◆ **Exercise aim**: Write out again exactly the lines from the one containing "Reproduce this chart with Plotly." through the one containing "import plotly.graph_objects as go", both included, and omit the pictures.

-------- Dataset records

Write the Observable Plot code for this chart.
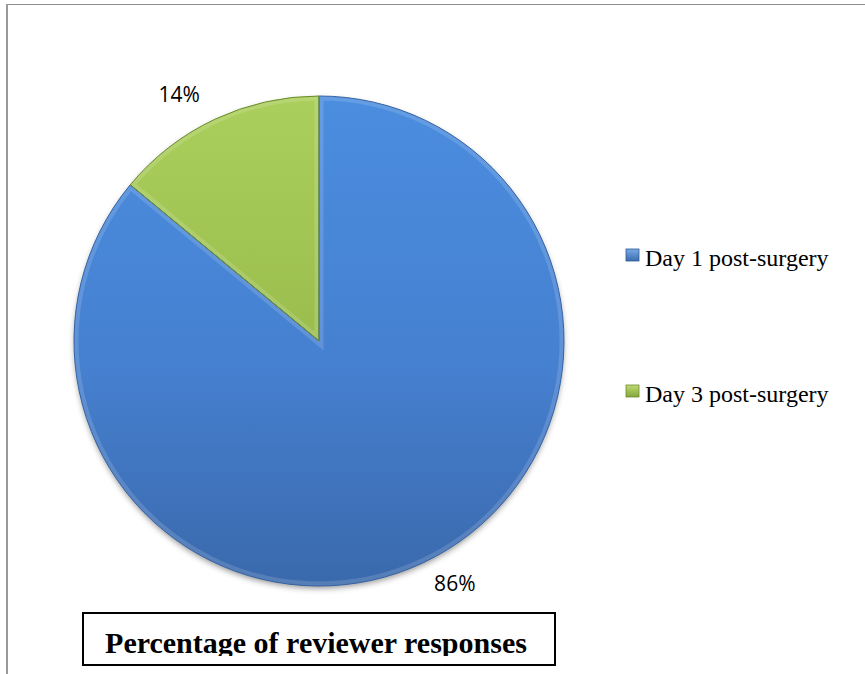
<!DOCTYPE html>
<html><head><meta charset="utf-8">
<script src="https://cdn.jsdelivr.net/npm/d3@7"></script>
<script src="https://cdn.jsdelivr.net/npm/@observablehq/plot@0.6"></script>
<style>body{margin:0;background:#fff}</style>
</head><body><div id="chart"></div>
<script>
// ---- data ----
const categories = ["Day 1 post-surgery", "Day 3 post-surgery"];
const values = [86, 14];
const valueLabels = ["86%", "14%"];
const chartTitle = "Percentage of reviewer responses";

// ---- layout (in scale units = pixels) ----
const W = 865, H = 674, CX = 319, CY = 341, R = 245;
const rows = categories.map((c, i) => ({category: c, value: values[i], label: valueLabels[i]}));
const arcs = d3.pie().sort(null).value(d => d.value)(rows);

const labelData = arcs.map(p => {
  const a = (p.startAngle + p.endAngle) / 2, rr = R * 1.07;
  return {label: p.data.label, x: CX + rr * Math.sin(a), y: CY - rr * Math.cos(a), left: Math.sin(a) < 0};
});

const fills = ["url(#gBlue)", "url(#gGreen)"];
const strokes = ["#3563a3", "#6a8a28"];
const markerFills = ["url(#mBlue)", "url(#mGreen)"];
const markerStrokes = ["#2d5b97", "#6b8a2e"];

function pieMark(index, scales) {
  const {x, y} = scales;
  const cx = x(CX), cy = y(CY), r = x(CX + R) - x(CX);
  const g = d3.create("svg:g");
  const defs = g.append("defs");
  const lg = (id, x1, y1, x2, y2, stops, units) => {
    const e = defs.append("linearGradient").attr("id", id)
      .attr("x1", x1).attr("y1", y1).attr("x2", x2).attr("y2", y2);
    if (units) e.attr("gradientUnits", units);
    stops.forEach(([o, c]) => e.append("stop").attr("offset", o).attr("stop-color", c));
  };
  lg("gBlue", 0, -r, 0, r, [[0, "#4b8ddf"], [0.55, "#4680d0"], [1, "#3a69ac"]], "userSpaceOnUse");
  lg("gGreen", 0, -r, 0, 0, [[0, "#abcf5c"], [1, "#9abd4d"]], "userSpaceOnUse");
  lg("mBlue", 0, 0, 0, 1, [[0, "#7aaae6"], [1, "#3b6cae"]]);
  lg("mGreen", 0, 0, 0, 1, [[0, "#bddb72"], [1, "#85a73c"]]);
  const f = defs.append("filter").attr("id", "shadow").attr("x", "-10%").attr("y", "-10%").attr("width", "120%").attr("height", "120%");
  f.append("feDropShadow").attr("dx", 0).attr("dy", 3).attr("stdDeviation", 3)
    .attr("flood-color", "#000").attr("flood-opacity", 0.45);

  const arc = d3.arc().innerRadius(0).outerRadius(r);
  const t = `translate(${cx},${cy})`;
  const base = g.append("g").attr("transform", t);
  base.append("circle").attr("r", r - 1).attr("fill", "#3a68aa").attr("filter", "url(#shadow)");
  const hi = g.append("g");
  const top = g.append("g").attr("transform", t);
  arcs.forEach((p, i) => {
    const d = arc(p);
    defs.append("clipPath").attr("id", "clip" + i).append("path").attr("d", d).attr("transform", t);
    base.append("path").attr("d", d).attr("fill", fills[i]);
    hi.append("g").attr("clip-path", `url(#clip${i})`).append("path")
      .attr("transform", t).attr("d", d)
      .attr("fill", "none").attr("stroke", "#fff").attr("stroke-opacity", 0.14).attr("stroke-width", 9);
    top.append("path").attr("d", d).attr("fill", "none").attr("stroke", strokes[i]).attr("stroke-width", 1);
  });
  return g.node();
}

function decorMark(index, scales) {
  const {x, y} = scales;
  const g = d3.create("svg:g").attr("text-anchor", "start");
  // outer frame (top and left edges visible)
  g.append("line").attr("x1", x(6)).attr("x2", x(W)).attr("y1", y(4.5)).attr("y2", y(4.5))
    .attr("stroke", "#8c8c8c").attr("stroke-width", 1);
  g.append("line").attr("x1", x(7)).attr("x2", x(7)).attr("y1", y(4)).attr("y2", y(H))
    .attr("stroke", "#9a9a9a").attr("stroke-width", 2);
  // legend
  const legendY = [255, 391];
  categories.forEach((c, i) => {
    g.append("rect").attr("x", x(626)).attr("y", y(legendY[i] - 6)).attr("width", 13).attr("height", 12)
      .attr("fill", markerFills[i]).attr("stroke", markerStrokes[i]).attr("stroke-width", 0.8);
    g.append("text").attr("x", x(645)).attr("y", y(legendY[i] + 11)).attr("text-anchor", "start")
      .attr("font-family", "'Liberation Serif', 'Times New Roman', serif").attr("font-size", 24)
      .attr("fill", "#000").text(c);
  });
  // title box
  const defs = g.append("defs");
  defs.append("clipPath").attr("id", "titleClip").append("rect")
    .attr("x", x(83)).attr("y", y(613)).attr("width", 472).attr("height", 43);
  g.append("rect").attr("x", x(83)).attr("y", y(613)).attr("width", 472).attr("height", 52)
    .attr("fill", "none").attr("stroke", "#000").attr("stroke-width", 2);
  g.append("text").attr("clip-path", "url(#titleClip)").attr("x", x(316)).attr("y", y(653))
    .attr("text-anchor", "middle").attr("font-family", "'Liberation Serif', 'Times New Roman', serif")
    .attr("font-weight", "bold").attr("font-size", 30).attr("fill", "#000").text(chartTitle);
  return g.node();
}

const chart = Plot.plot({
  width: W, height: H, margin: 0,
  x: {domain: [0, W], range: [0, W], axis: null},
  y: {domain: [0, H], range: [0, H], axis: null},
  style: {background: "#fff"},
  marks: [
    pieMark,
    Plot.text(labelData.filter(d => d.left), {x: "x", y: "y", text: "label", textAnchor: "end", lineAnchor: "bottom",
      dx: -8, dy: -2, fontFamily: "'Open Sans', sans-serif", fontSize: 21, fill: "#000"}),
    Plot.text(labelData.filter(d => !d.left), {x: "x", y: "y", text: "label", textAnchor: "start", lineAnchor: "top",
      dx: 3, dy: -3, fontFamily: "'Open Sans', sans-serif", fontSize: 21, fill: "#000"}),
    decorMark
  ]
});
document.getElementById("chart").appendChild(chart);
</script>
</body></html>
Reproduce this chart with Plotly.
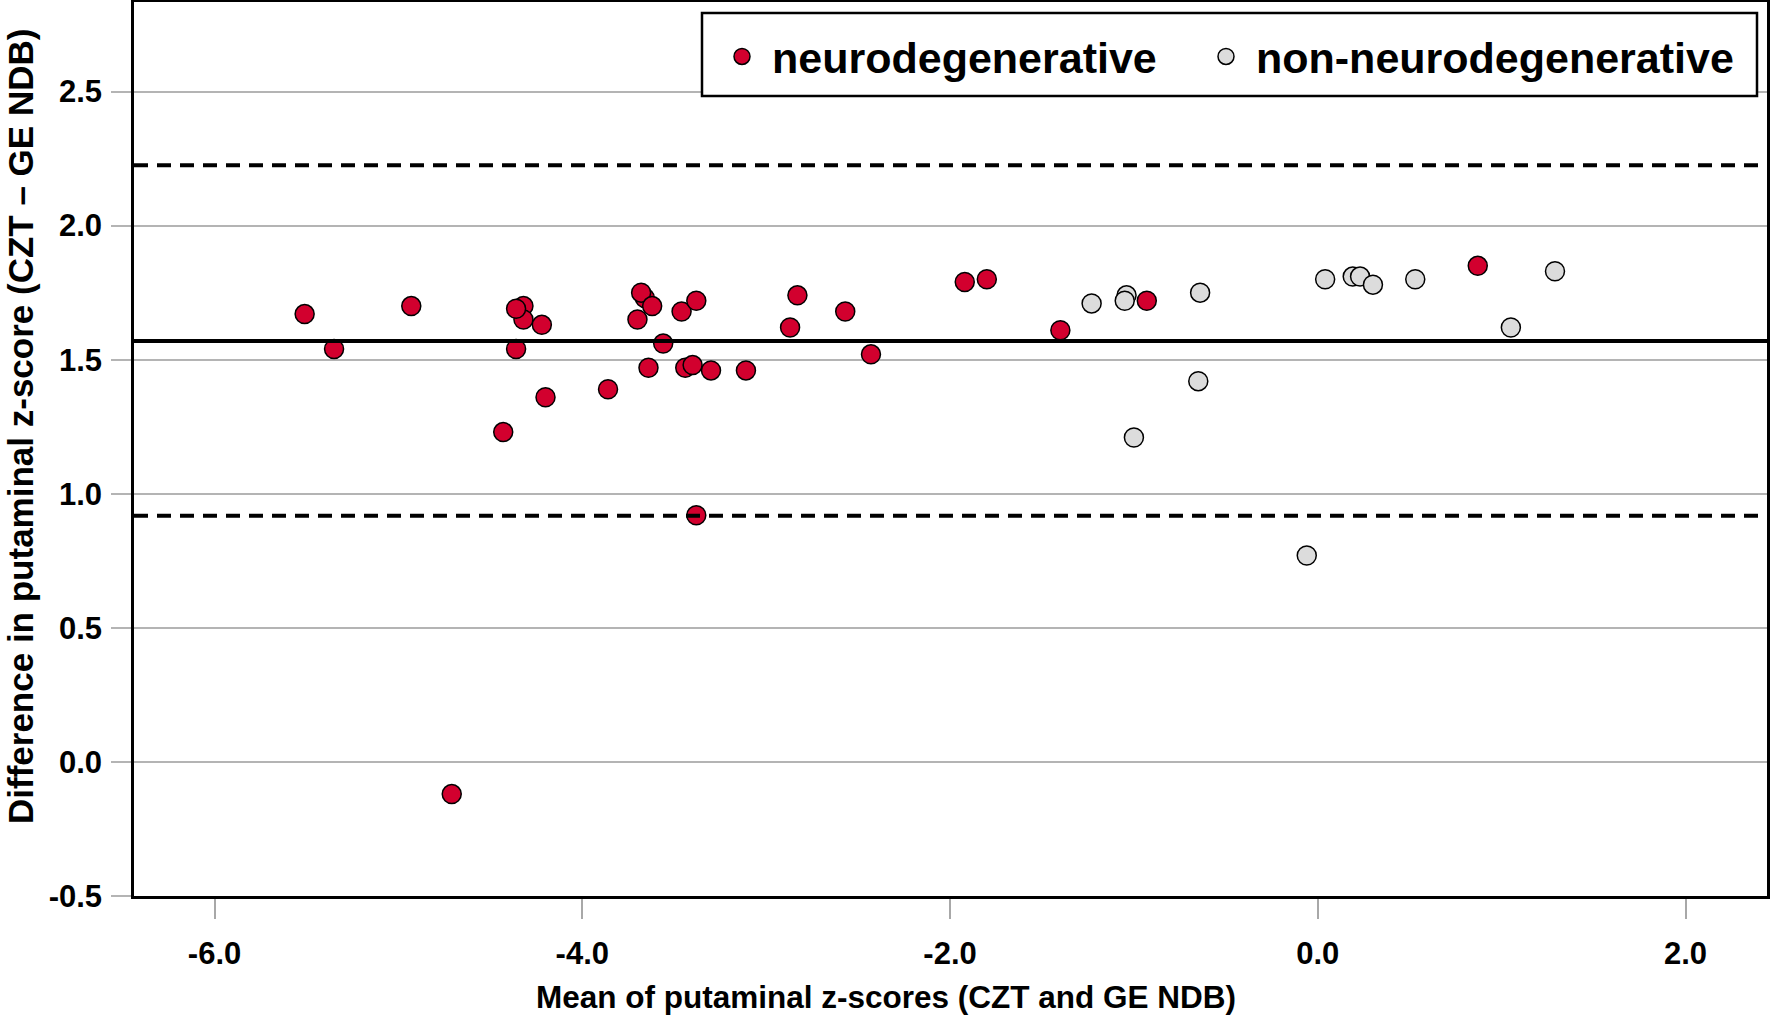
import plotly.graph_objects as go

# Data
neuro_x = [-5.51, -5.35, -4.93, -4.32, -4.32, -4.36, -4.22, -4.36, -4.20, -4.43, -3.86,
           -3.66, -3.68, -3.62, -3.70, -3.56, -3.64, -3.46, -3.38, -3.44, -3.40, -3.30,
           -3.11, -3.38, -2.83, -2.87, -2.57, -2.43, -1.92, -1.80, -1.40, -0.93, 0.87, -4.71]
neuro_y = [1.67, 1.54, 1.70, 1.70, 1.65, 1.69, 1.63, 1.54, 1.36, 1.23, 1.39,
           1.73, 1.75, 1.70, 1.65, 1.56, 1.47, 1.68, 1.72, 1.47, 1.48, 1.46,
           1.46, 0.92, 1.74, 1.62, 1.68, 1.52, 1.79, 1.80, 1.61, 1.72, 1.85, -0.12]

non_x = [-1.23, -1.04, -1.05, -0.64, -0.65, -1.00, -0.06, 0.04, 0.19, 0.23, 0.30, 0.53, 1.29, 1.05]
non_y = [1.71, 1.74, 1.72, 1.75, 1.42, 1.21, 0.77, 1.80, 1.81, 1.81, 1.78, 1.80, 1.83, 1.62]

mean_diff = 1.57
upper_loa = 2.225
lower_loa = 0.918

x_ticks = [-6.0, -4.0, -2.0, 0.0, 2.0]
x_tick_labels = ["-6.0", "-4.0", "-2.0", "0.0", "2.0"]
y_ticks = [-0.5, 0.0, 0.5, 1.0, 1.5, 2.0, 2.5]
y_tick_labels = ["-0.5", "0.0", "0.5", "1.0", "1.5", "2.0", "2.5"]

x_title = "Mean of putaminal z-scores (CZT and GE NDB)"
y_title = "Difference in putaminal z-score (CZT \u2013 GE NDB)"

RED = "#D2002E"
GREY = "#DCDCDC"
FONT = "Liberation Sans, Arial, sans-serif"

W, H = 1770, 1020
ML, MR, MT, MB = 134, 3, 2, 124
PW = W - ML - MR
PH = H - MT - MB


def px_x(p):
    return (p - ML) / PW


def px_y(p):
    return (H - MB - p) / PH


fig = go.Figure()
fig.add_trace(go.Scatter(
    x=neuro_x, y=neuro_y, mode="markers", name="neurodegenerative", legend="legend",
    marker=dict(size=19, color=RED, line=dict(color="black", width=1.5)),
))
fig.add_trace(go.Scatter(
    x=non_x, y=non_y, mode="markers", name="non-neurodegenerative", legend="legend2",
    marker=dict(size=19, color=GREY, line=dict(color="black", width=1.5)),
))

for yv, dash in [(upper_loa, "14px,9px"), (lower_loa, "14px,9px"), (mean_diff, "solid")]:
    fig.add_shape(type="line", xref="paper", x0=0, x1=1, yref="y", y0=yv, y1=yv,
                  line=dict(color="black", width=4, dash=dash), layer="above")

# legend frame
fig.add_shape(type="rect", xref="paper", yref="paper",
              x0=px_x(702), x1=px_x(1757), y0=px_y(96), y1=px_y(13),
              line=dict(color="black", width=2.5), fillcolor="white", layer="above")

fig.add_annotation(text=x_title, xref="paper", yref="paper",
                   x=px_x(886), y=px_y(997), xanchor="center", yanchor="middle",
                   showarrow=False, font=dict(family=FONT, size=31.5, weight="bold"))
fig.add_annotation(text=y_title, xref="paper", yref="paper", textangle=-90,
                   x=px_x(21), y=px_y(427), xanchor="center", yanchor="middle",
                   showarrow=False, font=dict(family=FONT, size=35, weight="bold"))

legend_common = dict(
    orientation="h", yanchor="top", xanchor="left",
    bgcolor="rgba(0,0,0,0)", borderwidth=0, itemwidth=50,
    font=dict(family=FONT, size=43, color="black", weight="bold"),
)

fig.update_layout(
    width=W, height=H, autosize=False,
    margin=dict(l=ML, r=MR, t=MT, b=MB, autoexpand=False),
    plot_bgcolor="white", paper_bgcolor="white",
    font=dict(family=FONT, size=31, color="black", weight="bold"),
    showlegend=True,
    legend=dict(x=px_x(712), y=px_y(22), **legend_common),
    legend2=dict(x=px_x(1196), y=px_y(22), **legend_common),
    xaxis=dict(
        range=[-6.438, 2.443], tickvals=x_ticks, ticktext=x_tick_labels,
        showgrid=False, zeroline=False, automargin=False,
        showline=True, mirror=True, linecolor="black", linewidth=2.5,
        ticks="outside", ticklen=20, tickwidth=2, tickcolor="#A8A8A8",
        ticklabelstandoff=8,
        tickfont=dict(family=FONT, size=31, weight="bold"),
    ),
    yaxis=dict(
        range=[-0.5, 2.834], tickvals=y_ticks, ticktext=y_tick_labels,
        showgrid=True, gridcolor="#B4B4B4", gridwidth=2, zeroline=False, automargin=False,
        showline=True, mirror=True, linecolor="black", linewidth=2.5,
        ticks="outside", ticklen=20, tickwidth=2, tickcolor="#B4B4B4",
        ticklabelstandoff=3,
        tickfont=dict(family=FONT, size=31, weight="bold"),
    ),
)

fig.write_html("out.html", config={"displayModeBar": False},
               post_script="document.body.style.margin='0px';")
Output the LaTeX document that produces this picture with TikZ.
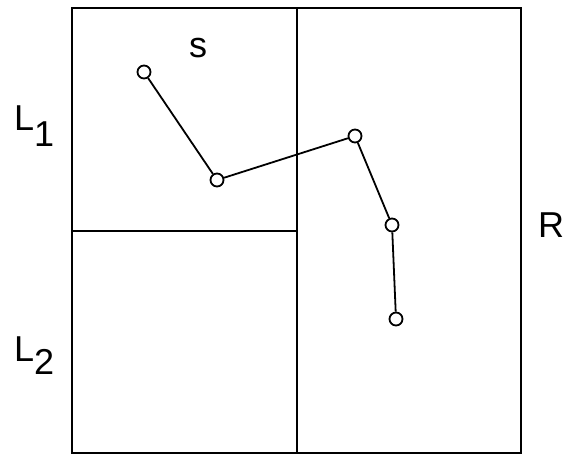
\documentclass[tikz,border=0pt]{standalone}
\usepackage{fontspec}
\setmainfont{Liberation Sans}
\begin{document}
\begin{tikzpicture}[x=1pt,y=-1pt,
  vtx/.style={circle,draw,line width=1.8pt,fill=white,minimum size=13pt,inner sep=0pt},
  edge/.style={line width=1.8pt},
  frame/.style={line width=1.8pt},
  lbl/.style={font=\fontsize{36}{42}\selectfont,inner sep=0pt,anchor=base west}]
\useasboundingbox (0,0) rectangle (577,457);
\draw[frame] (72,8) rectangle (521,453);
\draw[frame] (297,8) -- (297,453);
\draw[frame] (72,231) -- (297,231);
\node[vtx] (a) at (144,72) {};
\node[vtx] (b) at (217,180) {};
\node[vtx] (c) at (355,136) {};
\node[vtx] (d) at (392,225) {};
\node[vtx] (e) at (396,319) {};
\draw[edge] (a) -- (b) -- (c) -- (d) -- (e);
\node[lbl] (s) at (189,58) {s};
\node[lbl] (l1) at (14,131) {L\raisebox{-16pt}{1}};
\node[lbl] (l2) at (14,361) {L\raisebox{-13pt}{2}};
\node[lbl] (r) at (538,237) {R};
\end{tikzpicture}
\end{document}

----------------

◆ **Task response**:
Reproduce this chart with Plotly.
import plotly.graph_objects as go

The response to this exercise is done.